# Start of Record set

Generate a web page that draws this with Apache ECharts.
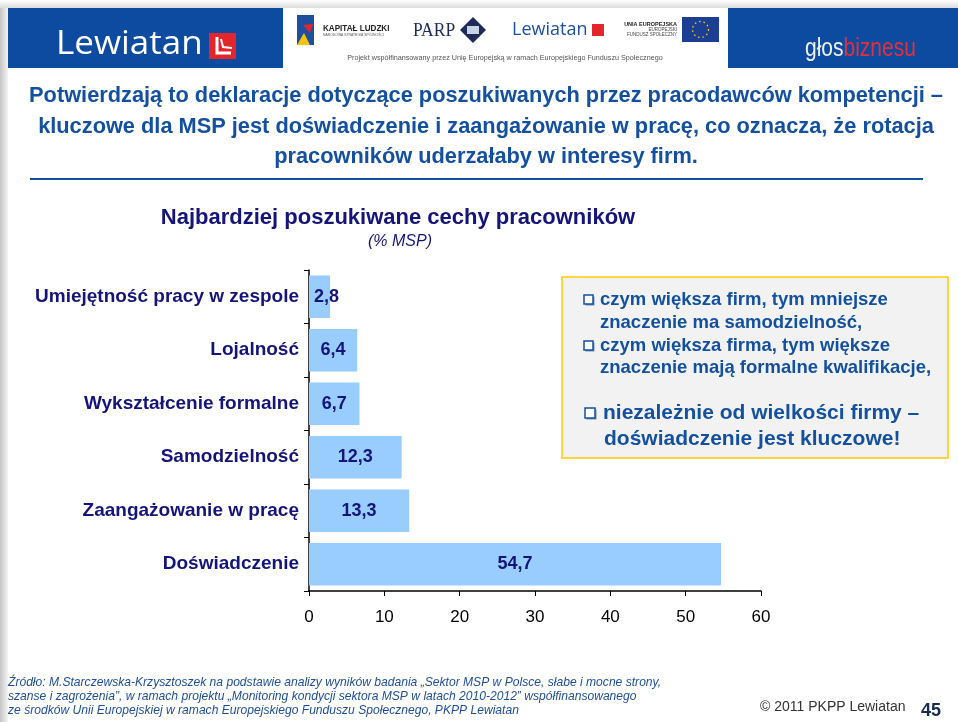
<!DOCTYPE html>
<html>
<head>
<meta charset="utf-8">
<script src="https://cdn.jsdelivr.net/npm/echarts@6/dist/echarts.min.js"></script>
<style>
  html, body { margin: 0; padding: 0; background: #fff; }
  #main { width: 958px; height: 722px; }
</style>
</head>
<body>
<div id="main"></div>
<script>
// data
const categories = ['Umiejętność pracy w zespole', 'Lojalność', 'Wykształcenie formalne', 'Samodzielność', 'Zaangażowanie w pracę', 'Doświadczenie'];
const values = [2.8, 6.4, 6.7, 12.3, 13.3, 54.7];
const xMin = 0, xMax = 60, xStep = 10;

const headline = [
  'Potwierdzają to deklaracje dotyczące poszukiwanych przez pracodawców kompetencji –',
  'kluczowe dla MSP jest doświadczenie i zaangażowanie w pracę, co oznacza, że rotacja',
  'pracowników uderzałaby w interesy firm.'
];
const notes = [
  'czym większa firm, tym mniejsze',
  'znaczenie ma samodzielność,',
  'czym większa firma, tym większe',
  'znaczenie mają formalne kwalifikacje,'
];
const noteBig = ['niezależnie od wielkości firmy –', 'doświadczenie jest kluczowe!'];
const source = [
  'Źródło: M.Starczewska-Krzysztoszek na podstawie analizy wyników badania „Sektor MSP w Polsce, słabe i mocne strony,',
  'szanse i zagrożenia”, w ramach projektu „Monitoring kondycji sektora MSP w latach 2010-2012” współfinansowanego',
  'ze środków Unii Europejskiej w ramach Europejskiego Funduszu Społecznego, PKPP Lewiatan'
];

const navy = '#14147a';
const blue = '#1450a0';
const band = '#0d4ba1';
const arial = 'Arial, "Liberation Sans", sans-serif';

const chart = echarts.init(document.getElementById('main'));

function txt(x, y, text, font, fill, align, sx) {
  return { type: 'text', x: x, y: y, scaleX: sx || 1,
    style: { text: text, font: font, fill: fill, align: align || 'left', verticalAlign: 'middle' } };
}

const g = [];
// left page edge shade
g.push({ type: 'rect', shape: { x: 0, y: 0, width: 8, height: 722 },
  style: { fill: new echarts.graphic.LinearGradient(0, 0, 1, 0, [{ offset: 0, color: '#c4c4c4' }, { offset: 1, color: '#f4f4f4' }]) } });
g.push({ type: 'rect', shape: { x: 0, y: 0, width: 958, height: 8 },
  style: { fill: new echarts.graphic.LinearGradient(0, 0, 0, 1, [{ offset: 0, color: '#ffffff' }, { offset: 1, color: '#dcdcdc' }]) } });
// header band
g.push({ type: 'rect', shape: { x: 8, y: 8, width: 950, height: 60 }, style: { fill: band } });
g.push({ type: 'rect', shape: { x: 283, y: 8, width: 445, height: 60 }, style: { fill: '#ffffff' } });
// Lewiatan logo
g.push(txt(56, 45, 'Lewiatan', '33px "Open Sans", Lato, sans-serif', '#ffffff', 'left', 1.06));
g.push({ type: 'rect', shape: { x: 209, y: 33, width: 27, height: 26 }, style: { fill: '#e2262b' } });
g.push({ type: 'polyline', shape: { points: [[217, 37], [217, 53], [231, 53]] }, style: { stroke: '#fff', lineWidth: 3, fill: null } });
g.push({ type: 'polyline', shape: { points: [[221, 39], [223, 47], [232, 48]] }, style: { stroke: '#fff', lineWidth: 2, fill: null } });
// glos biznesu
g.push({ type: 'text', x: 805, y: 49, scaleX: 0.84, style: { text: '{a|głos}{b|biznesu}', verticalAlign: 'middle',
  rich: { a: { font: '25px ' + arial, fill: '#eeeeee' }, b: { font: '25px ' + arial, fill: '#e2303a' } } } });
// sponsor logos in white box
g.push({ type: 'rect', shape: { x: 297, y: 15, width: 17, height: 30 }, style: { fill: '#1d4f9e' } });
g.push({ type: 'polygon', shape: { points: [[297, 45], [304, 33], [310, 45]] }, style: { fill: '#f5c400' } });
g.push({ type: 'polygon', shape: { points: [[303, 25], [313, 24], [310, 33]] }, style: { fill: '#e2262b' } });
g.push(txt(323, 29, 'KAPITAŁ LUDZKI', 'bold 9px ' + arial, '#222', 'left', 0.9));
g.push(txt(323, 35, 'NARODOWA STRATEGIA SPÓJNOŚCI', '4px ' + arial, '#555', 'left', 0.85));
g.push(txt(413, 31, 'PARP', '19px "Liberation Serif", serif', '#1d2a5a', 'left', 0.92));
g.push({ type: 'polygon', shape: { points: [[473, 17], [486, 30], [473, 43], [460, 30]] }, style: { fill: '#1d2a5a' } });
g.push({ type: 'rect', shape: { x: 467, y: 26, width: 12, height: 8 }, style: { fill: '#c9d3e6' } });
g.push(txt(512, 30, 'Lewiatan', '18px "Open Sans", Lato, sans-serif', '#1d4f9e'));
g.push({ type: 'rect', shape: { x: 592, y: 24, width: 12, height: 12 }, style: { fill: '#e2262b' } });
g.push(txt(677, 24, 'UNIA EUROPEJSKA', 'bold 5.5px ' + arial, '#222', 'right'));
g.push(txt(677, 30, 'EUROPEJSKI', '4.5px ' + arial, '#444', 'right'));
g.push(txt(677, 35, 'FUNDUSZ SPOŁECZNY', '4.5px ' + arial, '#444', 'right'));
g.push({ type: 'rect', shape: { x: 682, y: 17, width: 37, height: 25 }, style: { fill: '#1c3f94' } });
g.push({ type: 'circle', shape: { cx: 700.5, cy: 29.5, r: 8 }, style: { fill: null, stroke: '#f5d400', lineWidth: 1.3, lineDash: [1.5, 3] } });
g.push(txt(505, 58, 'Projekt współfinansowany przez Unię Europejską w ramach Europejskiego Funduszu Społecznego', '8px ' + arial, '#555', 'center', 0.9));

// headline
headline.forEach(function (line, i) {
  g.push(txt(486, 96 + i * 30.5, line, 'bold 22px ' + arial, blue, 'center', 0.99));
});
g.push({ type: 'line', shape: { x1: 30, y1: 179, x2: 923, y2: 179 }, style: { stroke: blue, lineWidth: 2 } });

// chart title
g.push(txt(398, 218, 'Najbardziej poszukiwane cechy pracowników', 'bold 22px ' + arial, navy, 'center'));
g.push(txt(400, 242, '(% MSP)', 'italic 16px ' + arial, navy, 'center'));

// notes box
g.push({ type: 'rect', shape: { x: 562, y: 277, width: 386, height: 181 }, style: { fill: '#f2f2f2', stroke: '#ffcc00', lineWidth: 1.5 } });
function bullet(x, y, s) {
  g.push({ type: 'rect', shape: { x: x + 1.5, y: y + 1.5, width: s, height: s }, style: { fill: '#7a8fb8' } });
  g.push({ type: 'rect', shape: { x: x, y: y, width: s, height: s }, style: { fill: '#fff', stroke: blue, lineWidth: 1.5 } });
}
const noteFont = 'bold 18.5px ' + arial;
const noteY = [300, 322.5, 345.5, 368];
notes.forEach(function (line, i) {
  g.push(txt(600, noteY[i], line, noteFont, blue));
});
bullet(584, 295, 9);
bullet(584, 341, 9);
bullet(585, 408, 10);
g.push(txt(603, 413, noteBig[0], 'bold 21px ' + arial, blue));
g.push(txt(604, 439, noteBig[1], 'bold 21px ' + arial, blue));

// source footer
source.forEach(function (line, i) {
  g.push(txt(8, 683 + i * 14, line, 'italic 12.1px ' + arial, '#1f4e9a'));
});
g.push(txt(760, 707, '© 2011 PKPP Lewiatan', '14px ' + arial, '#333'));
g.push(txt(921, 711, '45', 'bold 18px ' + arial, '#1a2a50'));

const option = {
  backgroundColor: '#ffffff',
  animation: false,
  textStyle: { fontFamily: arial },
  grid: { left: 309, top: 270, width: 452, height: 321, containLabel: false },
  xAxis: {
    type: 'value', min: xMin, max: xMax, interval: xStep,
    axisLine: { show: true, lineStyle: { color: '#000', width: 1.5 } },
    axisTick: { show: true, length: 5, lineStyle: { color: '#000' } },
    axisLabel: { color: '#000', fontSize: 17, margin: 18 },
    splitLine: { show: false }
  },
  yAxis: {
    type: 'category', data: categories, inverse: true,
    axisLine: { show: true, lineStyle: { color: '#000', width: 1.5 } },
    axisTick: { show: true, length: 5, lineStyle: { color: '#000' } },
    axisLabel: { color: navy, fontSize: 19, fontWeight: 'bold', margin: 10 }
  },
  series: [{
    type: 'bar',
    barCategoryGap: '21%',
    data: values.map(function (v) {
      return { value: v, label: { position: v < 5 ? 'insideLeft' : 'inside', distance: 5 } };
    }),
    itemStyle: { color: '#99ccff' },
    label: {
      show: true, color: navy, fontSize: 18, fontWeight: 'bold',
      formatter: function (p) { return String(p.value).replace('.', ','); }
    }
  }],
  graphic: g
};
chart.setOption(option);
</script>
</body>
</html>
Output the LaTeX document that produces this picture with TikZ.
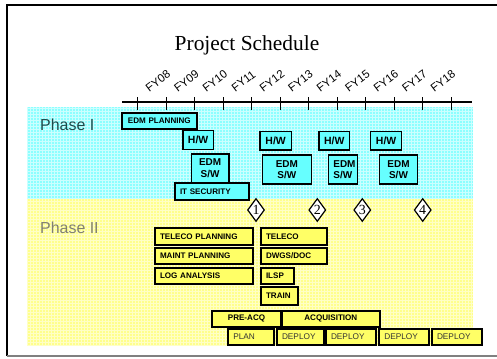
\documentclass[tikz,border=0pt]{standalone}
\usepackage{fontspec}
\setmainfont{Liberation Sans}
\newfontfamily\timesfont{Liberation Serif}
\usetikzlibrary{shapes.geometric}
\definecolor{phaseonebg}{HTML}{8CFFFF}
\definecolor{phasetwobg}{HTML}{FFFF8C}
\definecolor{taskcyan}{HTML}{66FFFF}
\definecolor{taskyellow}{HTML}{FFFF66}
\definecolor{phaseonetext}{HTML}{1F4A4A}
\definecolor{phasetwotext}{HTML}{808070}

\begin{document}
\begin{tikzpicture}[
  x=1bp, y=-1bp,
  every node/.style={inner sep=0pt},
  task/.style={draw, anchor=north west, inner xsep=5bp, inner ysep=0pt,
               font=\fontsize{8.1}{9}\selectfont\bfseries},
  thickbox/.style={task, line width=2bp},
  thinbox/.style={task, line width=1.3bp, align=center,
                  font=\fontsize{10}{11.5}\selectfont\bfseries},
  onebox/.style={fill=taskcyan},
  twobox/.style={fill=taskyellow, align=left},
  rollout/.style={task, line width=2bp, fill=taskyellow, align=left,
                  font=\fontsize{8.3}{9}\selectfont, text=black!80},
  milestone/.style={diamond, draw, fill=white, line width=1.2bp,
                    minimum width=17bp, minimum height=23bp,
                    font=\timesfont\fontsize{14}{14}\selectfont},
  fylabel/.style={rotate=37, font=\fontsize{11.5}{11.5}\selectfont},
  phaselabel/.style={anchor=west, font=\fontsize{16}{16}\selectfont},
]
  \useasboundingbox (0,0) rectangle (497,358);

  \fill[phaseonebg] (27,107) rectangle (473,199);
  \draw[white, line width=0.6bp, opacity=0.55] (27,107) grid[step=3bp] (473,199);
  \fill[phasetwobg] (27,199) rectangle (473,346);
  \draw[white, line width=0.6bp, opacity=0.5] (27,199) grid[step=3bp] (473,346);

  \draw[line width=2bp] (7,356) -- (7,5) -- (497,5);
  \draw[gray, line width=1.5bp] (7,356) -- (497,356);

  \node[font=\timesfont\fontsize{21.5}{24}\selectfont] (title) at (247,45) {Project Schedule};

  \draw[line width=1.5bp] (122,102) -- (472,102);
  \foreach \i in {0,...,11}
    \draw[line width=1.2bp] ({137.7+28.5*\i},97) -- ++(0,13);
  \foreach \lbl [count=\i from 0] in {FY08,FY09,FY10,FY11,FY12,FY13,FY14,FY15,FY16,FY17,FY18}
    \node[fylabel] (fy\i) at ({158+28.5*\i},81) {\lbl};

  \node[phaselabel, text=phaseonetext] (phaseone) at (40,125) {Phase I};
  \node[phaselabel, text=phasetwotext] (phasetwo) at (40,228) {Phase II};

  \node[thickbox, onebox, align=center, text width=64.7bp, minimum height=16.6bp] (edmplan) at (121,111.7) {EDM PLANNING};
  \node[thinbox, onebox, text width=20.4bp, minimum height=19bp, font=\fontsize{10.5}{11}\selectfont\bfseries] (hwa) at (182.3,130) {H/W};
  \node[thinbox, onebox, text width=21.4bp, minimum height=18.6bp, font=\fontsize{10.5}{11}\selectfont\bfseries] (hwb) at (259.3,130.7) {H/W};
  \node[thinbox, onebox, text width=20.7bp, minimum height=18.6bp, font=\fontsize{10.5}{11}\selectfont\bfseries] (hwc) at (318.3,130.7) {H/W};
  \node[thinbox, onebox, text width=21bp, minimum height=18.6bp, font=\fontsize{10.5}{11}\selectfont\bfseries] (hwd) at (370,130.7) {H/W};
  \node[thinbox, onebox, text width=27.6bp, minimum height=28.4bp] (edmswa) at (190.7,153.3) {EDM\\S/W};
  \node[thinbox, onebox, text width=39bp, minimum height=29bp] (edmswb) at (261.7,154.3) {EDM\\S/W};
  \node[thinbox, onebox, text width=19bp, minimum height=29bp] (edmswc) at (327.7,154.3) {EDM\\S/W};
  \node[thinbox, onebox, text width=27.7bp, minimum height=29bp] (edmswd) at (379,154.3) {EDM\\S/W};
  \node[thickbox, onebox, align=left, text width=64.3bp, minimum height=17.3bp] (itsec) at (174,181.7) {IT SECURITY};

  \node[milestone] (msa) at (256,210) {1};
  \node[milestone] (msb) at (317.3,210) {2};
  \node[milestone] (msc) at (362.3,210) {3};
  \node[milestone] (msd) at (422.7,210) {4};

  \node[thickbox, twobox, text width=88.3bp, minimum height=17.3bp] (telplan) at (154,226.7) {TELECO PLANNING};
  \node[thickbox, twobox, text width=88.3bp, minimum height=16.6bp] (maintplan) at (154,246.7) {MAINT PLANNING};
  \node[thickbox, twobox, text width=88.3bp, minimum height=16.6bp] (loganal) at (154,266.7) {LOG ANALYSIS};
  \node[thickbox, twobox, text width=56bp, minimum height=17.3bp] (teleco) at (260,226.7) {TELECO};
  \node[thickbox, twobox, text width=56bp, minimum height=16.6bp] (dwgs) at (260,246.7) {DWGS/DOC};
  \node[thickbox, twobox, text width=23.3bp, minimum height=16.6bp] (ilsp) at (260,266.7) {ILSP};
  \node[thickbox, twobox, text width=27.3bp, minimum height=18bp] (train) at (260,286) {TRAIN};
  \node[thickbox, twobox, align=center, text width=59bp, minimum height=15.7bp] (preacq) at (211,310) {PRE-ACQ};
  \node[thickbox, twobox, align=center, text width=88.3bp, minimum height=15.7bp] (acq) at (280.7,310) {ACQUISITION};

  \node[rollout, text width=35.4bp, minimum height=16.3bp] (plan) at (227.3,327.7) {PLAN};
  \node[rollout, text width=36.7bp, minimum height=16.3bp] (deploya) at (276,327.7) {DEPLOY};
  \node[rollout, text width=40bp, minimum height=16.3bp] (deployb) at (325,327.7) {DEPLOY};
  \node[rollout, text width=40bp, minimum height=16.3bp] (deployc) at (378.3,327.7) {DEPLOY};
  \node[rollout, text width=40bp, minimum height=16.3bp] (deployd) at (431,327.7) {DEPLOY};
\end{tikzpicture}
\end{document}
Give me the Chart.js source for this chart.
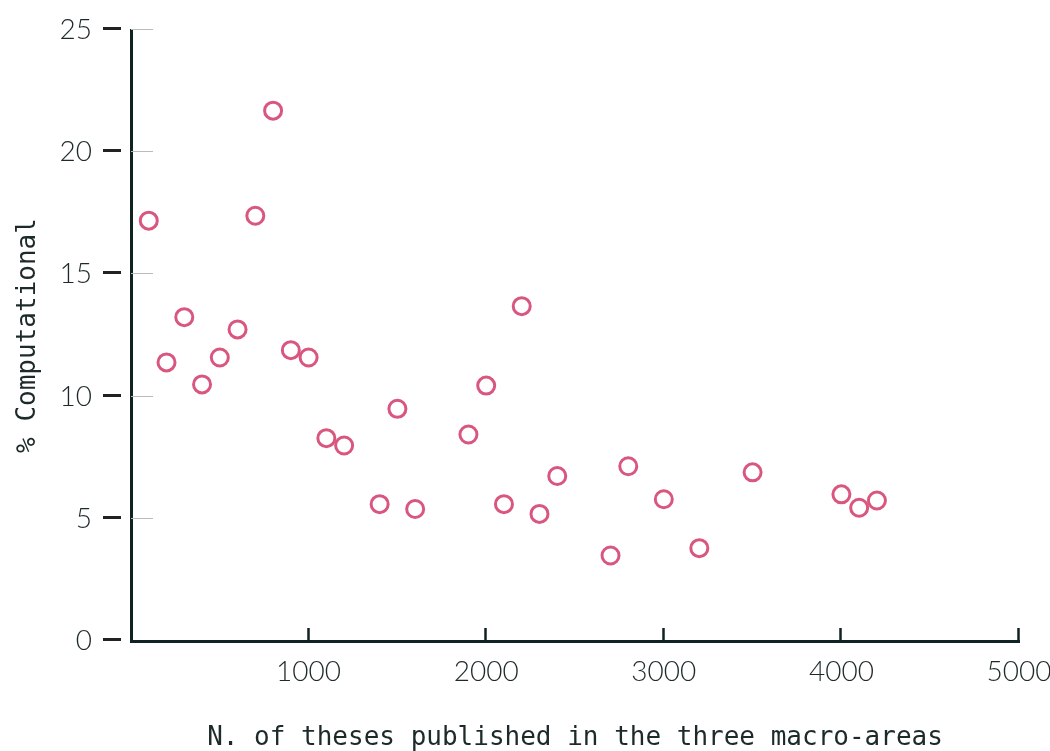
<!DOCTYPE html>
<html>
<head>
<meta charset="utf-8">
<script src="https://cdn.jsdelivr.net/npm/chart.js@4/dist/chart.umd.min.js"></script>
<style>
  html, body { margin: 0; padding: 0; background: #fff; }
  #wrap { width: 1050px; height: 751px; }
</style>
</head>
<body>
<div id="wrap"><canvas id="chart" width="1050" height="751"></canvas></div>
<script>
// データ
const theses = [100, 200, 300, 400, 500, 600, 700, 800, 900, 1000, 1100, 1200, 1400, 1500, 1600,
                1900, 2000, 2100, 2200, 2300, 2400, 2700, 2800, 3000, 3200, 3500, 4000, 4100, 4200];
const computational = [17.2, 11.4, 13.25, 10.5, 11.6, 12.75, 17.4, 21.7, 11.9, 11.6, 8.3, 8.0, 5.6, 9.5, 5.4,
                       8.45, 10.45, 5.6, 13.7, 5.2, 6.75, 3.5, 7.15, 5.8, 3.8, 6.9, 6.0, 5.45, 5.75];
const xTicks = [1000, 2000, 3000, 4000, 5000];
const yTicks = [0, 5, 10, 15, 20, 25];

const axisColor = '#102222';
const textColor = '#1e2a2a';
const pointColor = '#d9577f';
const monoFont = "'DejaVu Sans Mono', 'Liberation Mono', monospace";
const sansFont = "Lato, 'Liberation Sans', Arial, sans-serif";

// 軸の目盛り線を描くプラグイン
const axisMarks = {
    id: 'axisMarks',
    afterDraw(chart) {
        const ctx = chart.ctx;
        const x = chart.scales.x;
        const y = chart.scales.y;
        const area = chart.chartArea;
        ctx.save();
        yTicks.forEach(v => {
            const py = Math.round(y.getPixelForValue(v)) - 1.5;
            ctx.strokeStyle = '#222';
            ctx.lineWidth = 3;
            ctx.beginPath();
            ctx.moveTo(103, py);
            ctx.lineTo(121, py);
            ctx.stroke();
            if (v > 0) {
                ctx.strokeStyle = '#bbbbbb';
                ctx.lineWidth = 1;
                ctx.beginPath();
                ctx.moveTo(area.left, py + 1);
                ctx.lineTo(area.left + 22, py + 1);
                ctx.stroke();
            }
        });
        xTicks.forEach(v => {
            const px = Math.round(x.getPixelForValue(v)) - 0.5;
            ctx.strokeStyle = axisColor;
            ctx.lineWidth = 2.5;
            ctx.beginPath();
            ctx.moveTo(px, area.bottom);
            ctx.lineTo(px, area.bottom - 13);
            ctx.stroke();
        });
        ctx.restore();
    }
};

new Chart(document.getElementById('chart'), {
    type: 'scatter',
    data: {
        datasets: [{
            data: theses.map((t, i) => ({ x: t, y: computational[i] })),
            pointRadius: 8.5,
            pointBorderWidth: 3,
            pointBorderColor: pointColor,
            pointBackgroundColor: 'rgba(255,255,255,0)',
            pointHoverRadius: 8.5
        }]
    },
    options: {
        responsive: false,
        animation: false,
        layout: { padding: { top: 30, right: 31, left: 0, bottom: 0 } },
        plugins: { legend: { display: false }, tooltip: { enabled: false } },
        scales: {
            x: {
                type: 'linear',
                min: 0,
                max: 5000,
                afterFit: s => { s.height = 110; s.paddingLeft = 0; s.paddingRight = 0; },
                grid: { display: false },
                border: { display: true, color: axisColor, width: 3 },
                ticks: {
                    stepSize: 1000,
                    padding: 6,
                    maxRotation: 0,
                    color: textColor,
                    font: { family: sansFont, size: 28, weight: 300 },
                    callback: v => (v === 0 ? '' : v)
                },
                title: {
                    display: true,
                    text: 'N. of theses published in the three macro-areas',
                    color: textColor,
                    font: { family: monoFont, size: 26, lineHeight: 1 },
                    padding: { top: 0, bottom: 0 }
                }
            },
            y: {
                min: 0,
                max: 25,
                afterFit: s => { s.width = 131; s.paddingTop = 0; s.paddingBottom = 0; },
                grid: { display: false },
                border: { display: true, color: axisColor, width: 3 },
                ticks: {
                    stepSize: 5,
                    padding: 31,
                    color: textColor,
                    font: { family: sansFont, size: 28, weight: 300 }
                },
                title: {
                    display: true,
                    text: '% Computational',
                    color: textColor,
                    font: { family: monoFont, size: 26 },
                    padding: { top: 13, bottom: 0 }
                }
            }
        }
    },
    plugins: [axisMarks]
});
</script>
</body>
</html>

# End of Record set

> _Short problem_
Find all lines with "that" in them and copy each one.

> _Answer to the exercise_
Generate a web page that draws this with Apache ECharts.
Output the LaTeX document that produces this picture with TikZ.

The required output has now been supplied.